Japan’s NICT gets 40Mbps in TV White Space trial in crowded London environment

Research institute establishes 3.7 km link and tested LTE TDD and FDD operation in live TV White Space spectrum in London.

Japan’s National Institute of Information and Communications Technology (NICT) has successfully deployed a 3.7km link, and achieved downlink data rates of more than 40Mbps between a base station and a device, using TV White Space spectrum in London.

NICT said that an antenna deployed on a rooftop in Denmark Hill in South London established a 3.7 km “backhaul” connection to a second site near London Bridge.

A second trial, using an LTE-based system developed by NICT, provided throughput at more than 40 Mbps between a base station and a specially designed mobile terminal in central London.

The LTE-based system operated in TDD mode using one channel and in FDD mode using two separate channels, and achieved that 40 Mbps throughput (downlink) when operated in FDD mode by using 20 MHz bandwidth of three consecutive channels.

The backhaul communications system (between the two fixed points located separated by 3.7 km) achieved more than 2 Mbps throughput at maximum transmission power 36 dBm (EIRP) based on the operational parameters provided by the database.

The trial was within the framework of Ofcom’s TV White Spaces pilot, and used a database of available frequency compiled by NICT. That database has now passed the qualification tests to be included in Ofcom’s databases list.

Ofcom’s TV White Spaces Pilot provides an opportunity for stakeholders to conduct tests with their systems and to provide feedback to the development of white space communications regulation.

NICT joined Ofcom’s pilot as both device developer and database developer. Because of the intensive and dynamic use of the spectrum in a large city such as London, the database must use the most up to date information on broadcasters’ spectrum use to calculate operational parameters for the devices in real-time. That means the devices regularly communicate with the database to exchange information on locations, occupied channels, transmission power and transmission.

NICT said in a press release:
“It should be noted that in central London there is a very high power TV tower nearby. There are also many PMSE (Programme Making and Special Events) users who operate at different locations, channels and schedules. It was a big challenge for us to operate the TV white space communications systems in such environment by looking for suitable channels and suitable transmission power.

“The trials reminded us about the unique characteristics of spectrum usage in the TV bands in large and crowded cities, and clarified the performance requirements to TV white space communications systems operating in this environment. It is expected that the experiences and the results obtained from the trials will contribute to the R&D of TV white space communications systems, and to the development of regulations regarding TV white space communications.”

NCIT’s TV White Space database holds values for antenna location, antenna height, device type and device class etc.
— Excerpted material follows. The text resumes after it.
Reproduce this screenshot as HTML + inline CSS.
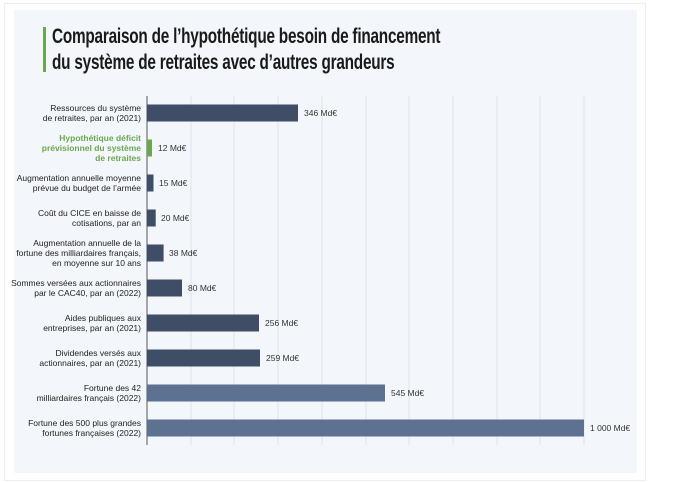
<!DOCTYPE html>
<html><head><meta charset="utf-8"><style>
body{margin:0;width:684px;height:482px;background:#fff;position:relative;overflow:hidden;font-family:"Liberation Sans",sans-serif}
.panel{position:absolute;left:14px;top:10px;width:623px;height:463px;background:#f3f6fa}
.outer{position:absolute;left:4px;top:3px;width:640px;height:476px;border:1px solid #eceef1}
.title{position:absolute;left:52px;top:24px;font-weight:bold;font-size:21px;line-height:26px;color:#1a1a1a;transform:scaleX(0.73);transform-origin:left top;white-space:nowrap;letter-spacing:-0.3px}
.gbar{position:absolute;left:43px;top:27px;width:3px;height:45px;background:#6aa84f}
</style></head><body>
<div class="outer"></div>
<div class="panel"></div>
<div class="gbar"></div>
<div class="title">Comparaison de l’hypothétique besoin de financement<br>du système de retraites avec d’autres grandeurs</div>
<svg width="684" height="482" style="position:absolute;left:0;top:0" font-family="Liberation Sans, sans-serif">
<g stroke="#dfe3e9" stroke-width="1">
<line x1="191" y1="96" x2="191" y2="445"/><line x1="234" y1="96" x2="234" y2="445"/><line x1="278" y1="96" x2="278" y2="445"/><line x1="322" y1="96" x2="322" y2="445"/><line x1="366" y1="96" x2="366" y2="445"/><line x1="409" y1="96" x2="409" y2="445"/><line x1="453" y1="96" x2="453" y2="445"/><line x1="497" y1="96" x2="497" y2="445"/><line x1="540" y1="96" x2="540" y2="445"/><line x1="584" y1="96" x2="584" y2="445"/>
</g>
<line x1="147" y1="96" x2="147" y2="445" stroke="#555" stroke-width="1"/>
<g>
<rect x="147" y="104.5" width="151" height="17" fill="#3f4d66"/>
<rect x="147" y="139.5" width="5" height="17" fill="#6aa84f"/>
<rect x="147" y="174.5" width="6.5" height="17" fill="#3f4d66"/>
<rect x="147" y="209.5" width="8.7" height="17" fill="#3f4d66"/>
<rect x="147" y="244.5" width="16.6" height="17" fill="#3f4d66"/>
<rect x="147" y="279.5" width="35" height="17" fill="#3f4d66"/>
<rect x="147" y="314.5" width="112" height="17" fill="#3f4d66"/>
<rect x="147" y="349.5" width="113" height="17" fill="#3f4d66"/>
<rect x="147" y="384.5" width="238" height="17" fill="#5d7190"/>
<rect x="147" y="419.5" width="437" height="17" fill="#5d7190"/>
</g>
<g font-size="8.5" fill="#333">
<text x="304" y="116">346 Md€</text>
<text x="158" y="151">12 Md€</text>
<text x="159" y="186">15 Md€</text>
<text x="161" y="221">20 Md€</text>
<text x="169" y="256">38 Md€</text>
<text x="188" y="291">80 Md€</text>
<text x="265" y="326">256 Md€</text>
<text x="266" y="361">259 Md€</text>
<text x="391" y="396">545 Md€</text>
<text x="590" y="431">1 000 Md€</text>
</g>
<g font-size="8.5" fill="#222" text-anchor="end">
<text x="141" y="111">Ressources du système</text><text x="141" y="121">de retraites, par an (2021)</text>
<g fill="#6aa84f" font-weight="bold"><text x="141" y="141">Hypothétique déficit</text><text x="141" y="151">prévisionnel du système</text><text x="141" y="161">de retraites</text></g>
<text x="141" y="181">Augmentation annuelle moyenne</text><text x="141" y="191">prévue du budget de l’armée</text>
<text x="141" y="216">Coût du CICE en baisse de</text><text x="141" y="226">cotisations, par an</text>
<text x="141" y="246">Augmentation annuelle de la</text><text x="141" y="256">fortune des milliardaires français,</text><text x="141" y="266">en moyenne sur 10 ans</text>
<text x="141" y="286">Sommes versées aux actionnaires</text><text x="141" y="296">par le CAC40, par an (2022)</text>
<text x="141" y="321">Aides publiques aux</text><text x="141" y="331">entreprises, par an (2021)</text>
<text x="141" y="356">Dividendes versés aux</text><text x="141" y="366">actionnaires, par an (2021)</text>
<text x="141" y="391">Fortune des 42</text><text x="141" y="401">milliardaires français (2022)</text>
<text x="141" y="426">Fortune des 500 plus grandes</text><text x="141" y="436">fortunes françaises (2022)</text>
</g>
</svg>
</body></html>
Based on these values the database calculates maximum transmission power in each channel and the validity time then provides these operational parameters to the devices. The database has to update within a specified time after receiving power adjustment requests or scheduled/unscheduled updates of PMSE information. This means the maximum transmission power in each channel varies from time to time and channel availability can change after a short time. NCIT said this functionality was also verified during the London trials.